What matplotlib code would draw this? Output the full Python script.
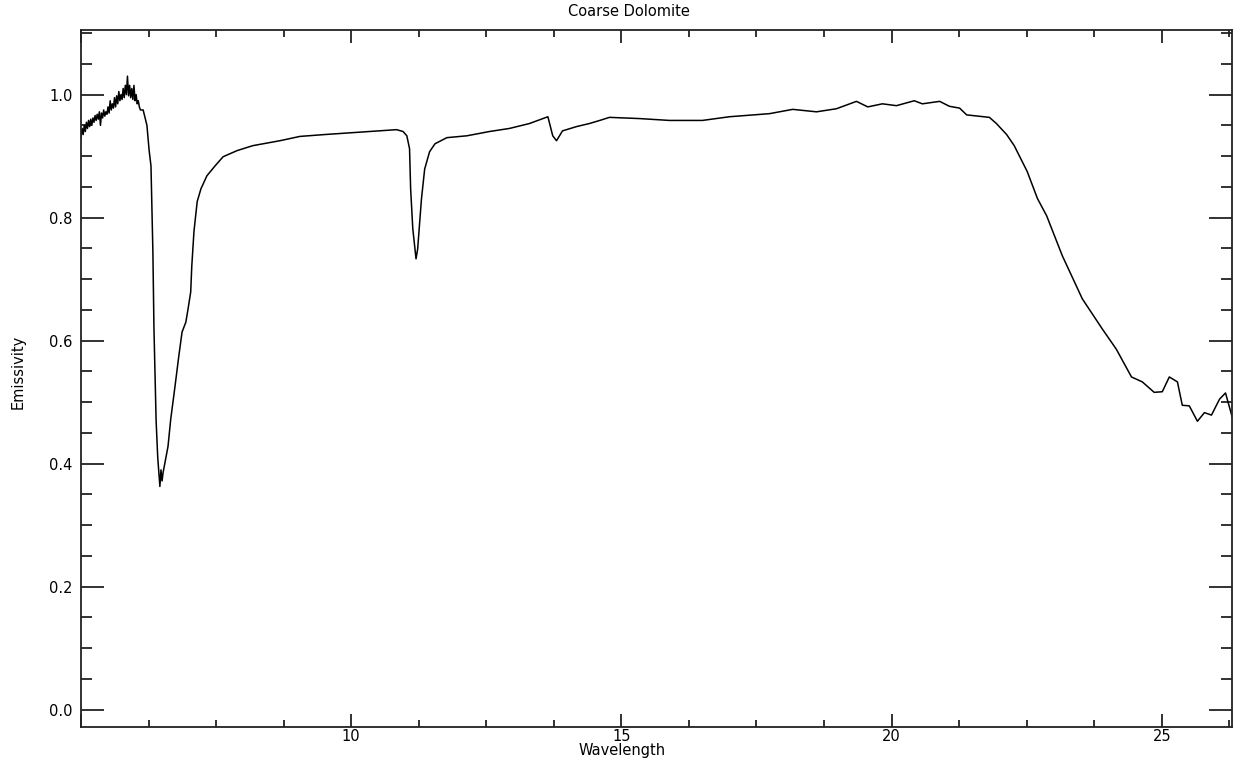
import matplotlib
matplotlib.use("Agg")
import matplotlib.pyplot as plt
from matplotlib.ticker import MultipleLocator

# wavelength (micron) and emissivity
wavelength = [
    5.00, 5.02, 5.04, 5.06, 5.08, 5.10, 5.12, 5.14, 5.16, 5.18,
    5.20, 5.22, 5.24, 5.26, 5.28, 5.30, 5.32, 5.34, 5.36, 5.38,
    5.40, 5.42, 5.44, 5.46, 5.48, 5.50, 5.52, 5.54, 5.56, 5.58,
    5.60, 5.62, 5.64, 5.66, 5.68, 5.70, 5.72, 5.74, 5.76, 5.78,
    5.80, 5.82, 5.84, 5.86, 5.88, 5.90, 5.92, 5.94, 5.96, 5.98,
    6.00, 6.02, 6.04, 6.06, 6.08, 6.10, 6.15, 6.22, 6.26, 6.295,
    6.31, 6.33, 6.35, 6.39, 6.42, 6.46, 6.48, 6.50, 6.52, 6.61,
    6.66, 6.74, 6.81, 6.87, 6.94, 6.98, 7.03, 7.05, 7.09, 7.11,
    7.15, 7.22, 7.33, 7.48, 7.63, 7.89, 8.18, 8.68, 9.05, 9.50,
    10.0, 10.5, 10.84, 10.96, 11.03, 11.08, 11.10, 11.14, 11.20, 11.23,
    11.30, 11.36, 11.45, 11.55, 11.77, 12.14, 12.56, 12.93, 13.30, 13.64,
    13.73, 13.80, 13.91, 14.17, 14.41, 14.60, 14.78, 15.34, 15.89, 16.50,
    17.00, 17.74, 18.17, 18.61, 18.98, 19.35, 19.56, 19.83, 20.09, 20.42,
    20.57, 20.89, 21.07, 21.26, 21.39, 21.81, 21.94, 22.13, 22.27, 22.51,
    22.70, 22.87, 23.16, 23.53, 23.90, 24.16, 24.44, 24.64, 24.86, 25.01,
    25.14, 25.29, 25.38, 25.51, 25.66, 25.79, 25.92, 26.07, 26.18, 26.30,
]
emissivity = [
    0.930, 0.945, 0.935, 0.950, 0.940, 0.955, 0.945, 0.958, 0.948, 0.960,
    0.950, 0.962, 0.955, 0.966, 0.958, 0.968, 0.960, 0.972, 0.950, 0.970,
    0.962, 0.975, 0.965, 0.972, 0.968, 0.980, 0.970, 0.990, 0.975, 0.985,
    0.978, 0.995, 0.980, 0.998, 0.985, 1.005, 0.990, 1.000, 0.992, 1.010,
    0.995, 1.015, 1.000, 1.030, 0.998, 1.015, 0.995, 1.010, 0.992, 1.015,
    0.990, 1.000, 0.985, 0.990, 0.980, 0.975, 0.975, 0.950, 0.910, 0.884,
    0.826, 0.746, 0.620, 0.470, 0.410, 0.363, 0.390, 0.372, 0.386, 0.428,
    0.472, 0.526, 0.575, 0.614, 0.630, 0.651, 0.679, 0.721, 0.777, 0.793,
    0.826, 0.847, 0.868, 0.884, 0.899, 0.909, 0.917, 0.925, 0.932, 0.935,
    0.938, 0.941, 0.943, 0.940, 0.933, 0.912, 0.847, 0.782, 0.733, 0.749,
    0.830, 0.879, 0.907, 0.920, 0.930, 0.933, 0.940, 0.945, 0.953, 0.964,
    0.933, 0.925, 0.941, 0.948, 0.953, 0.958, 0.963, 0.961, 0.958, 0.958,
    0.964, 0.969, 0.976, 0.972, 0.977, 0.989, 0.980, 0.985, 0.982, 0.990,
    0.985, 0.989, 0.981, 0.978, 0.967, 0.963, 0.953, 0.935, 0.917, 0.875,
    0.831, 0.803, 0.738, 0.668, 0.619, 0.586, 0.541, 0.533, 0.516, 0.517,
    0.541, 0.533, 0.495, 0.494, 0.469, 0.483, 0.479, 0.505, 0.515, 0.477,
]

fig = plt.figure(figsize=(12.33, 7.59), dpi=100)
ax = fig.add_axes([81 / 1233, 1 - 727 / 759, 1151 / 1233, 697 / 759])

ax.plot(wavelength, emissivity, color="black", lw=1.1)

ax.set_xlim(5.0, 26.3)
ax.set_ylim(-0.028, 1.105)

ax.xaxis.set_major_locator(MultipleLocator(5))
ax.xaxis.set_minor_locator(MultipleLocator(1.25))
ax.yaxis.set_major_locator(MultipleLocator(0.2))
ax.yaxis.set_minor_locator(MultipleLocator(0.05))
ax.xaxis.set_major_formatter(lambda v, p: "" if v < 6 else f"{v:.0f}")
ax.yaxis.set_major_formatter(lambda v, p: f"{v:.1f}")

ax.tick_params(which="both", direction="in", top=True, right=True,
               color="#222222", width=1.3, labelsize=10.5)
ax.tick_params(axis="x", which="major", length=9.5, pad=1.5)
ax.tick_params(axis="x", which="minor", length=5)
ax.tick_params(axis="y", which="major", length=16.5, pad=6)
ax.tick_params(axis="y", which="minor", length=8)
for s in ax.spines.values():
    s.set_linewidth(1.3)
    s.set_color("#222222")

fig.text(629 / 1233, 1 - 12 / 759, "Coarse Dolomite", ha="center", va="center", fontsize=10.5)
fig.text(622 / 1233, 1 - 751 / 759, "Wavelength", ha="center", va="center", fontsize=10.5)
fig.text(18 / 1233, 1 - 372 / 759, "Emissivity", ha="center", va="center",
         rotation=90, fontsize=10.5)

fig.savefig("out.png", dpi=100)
▬▬▬▬▬▬▬▬▬▬
## EXERCISE AIM
Omit the pictures and give the material again, exactly and in full.

## CORRECT OUTPUT
What matplotlib code would draw this? Output the full Python script.
import matplotlib
matplotlib.use("Agg")
import matplotlib.pyplot as plt
from matplotlib.ticker import MultipleLocator

# wavelength (micron) and emissivity
wavelength = [
    5.00, 5.02, 5.04, 5.06, 5.08, 5.10, 5.12, 5.14, 5.16, 5.18,
    5.20, 5.22, 5.24, 5.26, 5.28, 5.30, 5.32, 5.34, 5.36, 5.38,
    5.40, 5.42, 5.44, 5.46, 5.48, 5.50, 5.52, 5.54, 5.56, 5.58,
    5.60, 5.62, 5.64, 5.66, 5.68, 5.70, 5.72, 5.74, 5.76, 5.78,
    5.80, 5.82, 5.84, 5.86, 5.88, 5.90, 5.92, 5.94, 5.96, 5.98,
    6.00, 6.02, 6.04, 6.06, 6.08, 6.10, 6.15, 6.22, 6.26, 6.295,
    6.31, 6.33, 6.35, 6.39, 6.42, 6.46, 6.48, 6.50, 6.52, 6.61,
    6.66, 6.74, 6.81, 6.87, 6.94, 6.98, 7.03, 7.05, 7.09, 7.11,
    7.15, 7.22, 7.33, 7.48, 7.63, 7.89, 8.18, 8.68, 9.05, 9.50,
    10.0, 10.5, 10.84, 10.96, 11.03, 11.08, 11.10, 11.14, 11.20, 11.23,
    11.30, 11.36, 11.45, 11.55, 11.77, 12.14, 12.56, 12.93, 13.30, 13.64,
    13.73, 13.80, 13.91, 14.17, 14.41, 14.60, 14.78, 15.34, 15.89, 16.50,
    17.00, 17.74, 18.17, 18.61, 18.98, 19.35, 19.56, 19.83, 20.09, 20.42,
    20.57, 20.89, 21.07, 21.26, 21.39, 21.81, 21.94, 22.13, 22.27, 22.51,
    22.70, 22.87, 23.16, 23.53, 23.90, 24.16, 24.44, 24.64, 24.86, 25.01,
    25.14, 25.29, 25.38, 25.51, 25.66, 25.79, 25.92, 26.07, 26.18, 26.30,
]
emissivity = [
    0.930, 0.945, 0.935, 0.950, 0.940, 0.955, 0.945, 0.958, 0.948, 0.960,
    0.950, 0.962, 0.955, 0.966, 0.958, 0.968, 0.960, 0.972, 0.950, 0.970,
    0.962, 0.975, 0.965, 0.972, 0.968, 0.980, 0.970, 0.990, 0.975, 0.985,
    0.978, 0.995, 0.980, 0.998, 0.985, 1.005, 0.990, 1.000, 0.992, 1.010,
    0.995, 1.015, 1.000, 1.030, 0.998, 1.015, 0.995, 1.010, 0.992, 1.015,
    0.990, 1.000, 0.985, 0.990, 0.980, 0.975, 0.975, 0.950, 0.910, 0.884,
    0.826, 0.746, 0.620, 0.470, 0.410, 0.363, 0.390, 0.372, 0.386, 0.428,
    0.472, 0.526, 0.575, 0.614, 0.630, 0.651, 0.679, 0.721, 0.777, 0.793,
    0.826, 0.847, 0.868, 0.884, 0.899, 0.909, 0.917, 0.925, 0.932, 0.935,
    0.938, 0.941, 0.943, 0.940, 0.933, 0.912, 0.847, 0.782, 0.733, 0.749,
    0.830, 0.879, 0.907, 0.920, 0.930, 0.933, 0.940, 0.945, 0.953, 0.964,
    0.933, 0.925, 0.941, 0.948, 0.953, 0.958, 0.963, 0.961, 0.958, 0.958,
    0.964, 0.969, 0.976, 0.972, 0.977, 0.989, 0.980, 0.985, 0.982, 0.990,
    0.985, 0.989, 0.981, 0.978, 0.967, 0.963, 0.953, 0.935, 0.917, 0.875,
    0.831, 0.803, 0.738, 0.668, 0.619, 0.586, 0.541, 0.533, 0.516, 0.517,
    0.541, 0.533, 0.495, 0.494, 0.469, 0.483, 0.479, 0.505, 0.515, 0.477,
]

fig = plt.figure(figsize=(12.33, 7.59), dpi=100)
ax = fig.add_axes([81 / 1233, 1 - 727 / 759, 1151 / 1233, 697 / 759])

ax.plot(wavelength, emissivity, color="black", lw=1.1)

ax.set_xlim(5.0, 26.3)
ax.set_ylim(-0.028, 1.105)

ax.xaxis.set_major_locator(MultipleLocator(5))
ax.xaxis.set_minor_locator(MultipleLocator(1.25))
ax.yaxis.set_major_locator(MultipleLocator(0.2))
ax.yaxis.set_minor_locator(MultipleLocator(0.05))
ax.xaxis.set_major_formatter(lambda v, p: "" if v < 6 else f"{v:.0f}")
ax.yaxis.set_major_formatter(lambda v, p: f"{v:.1f}")

ax.tick_params(which="both", direction="in", top=True, right=True,
               color="#222222", width=1.3, labelsize=10.5)
ax.tick_params(axis="x", which="major", length=9.5, pad=1.5)
ax.tick_params(axis="x", which="minor", length=5)
ax.tick_params(axis="y", which="major", length=16.5, pad=6)
ax.tick_params(axis="y", which="minor", length=8)
for s in ax.spines.values():
    s.set_linewidth(1.3)
    s.set_color("#222222")

fig.text(629 / 1233, 1 - 12 / 759, "Coarse Dolomite", ha="center", va="center", fontsize=10.5)
fig.text(622 / 1233, 1 - 751 / 759, "Wavelength", ha="center", va="center", fontsize=10.5)
fig.text(18 / 1233, 1 - 372 / 759, "Emissivity", ha="center", va="center",
         rotation=90, fontsize=10.5)

fig.savefig("out.png", dpi=100)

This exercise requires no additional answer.